The first set may have felt like walking under a ladder. But, as you know, Murray has the luck of Scottish, so fool superstitions can’t touch him. Nor could Florian – Murray faced only two BPs in the next two sets, returned the first’s scoreline in double and sealed his way to the semifinals – he is the first Briton to reach the final four in Rome. 2011 is also his first season ever with multiple clay semifinals, though he still needs to reach his first final.

Last and least – Novak Djokovic (Mars) def. Robin Soderling (SWE) – six-three, six-nothing


I know what you're thinking. Yes, they DO have weaknesses. Try water next time. // Pic: Yahoo! Images

It’s done. Nole spilt salt on R-Sod’s wounds. Earth’s last hope even had a positive start, breaking his opponent in the opening game from love. But he couldn’t keep the advantage, and when Novak got back on serve, we knew the biggest chance to kill that monster had been lost. Robin even kept toe-to-toe with him, but after six games he desperately hail-maried (Did I successfully translate Hail-Mary into a verb?) and gambled his last stamina to try a break, but meh, he failed.
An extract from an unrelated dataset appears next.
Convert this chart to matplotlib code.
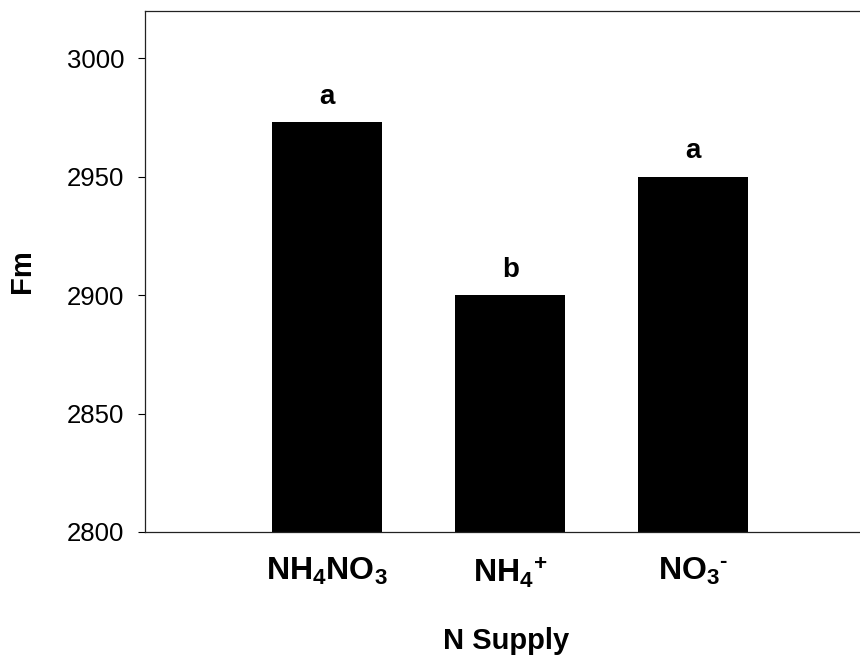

Djokovic then used his inhuman, never-ending resources. He then left the court and went for a walk. In a park. Soderling tried to cool things down, went to the locker room, maybe even had an illegal coaching session with someone. But it didn’t even tickle The Alien On The Other Side Of The Net (TAOTOSOTN). Djokovic finally dished his second bagel of Rome, and repeated his opener’s scoreline, in the quarterfinals, against a top-5.


Oh yeah, that was also the ultimate proof of alien supremacy. There is nothing we can do now. Expect them to be marching over in our main cities some time real soon.



Nadal plays Gasquet, 2nd on Centrale tomorrow, not before 2 p.m., seeking his 5th Masters final of the year. He leads the H2H, 8-0.

Murray will try to be the first man to beat Djokovic since November, not before 8 p.m., also on Centrale. Djokovic leads the H2H, 5-3, and in case you have already forgotten, they played this year in the Australian Open final. Was a monster performance by Nole, who wasn’t threatened the whole match.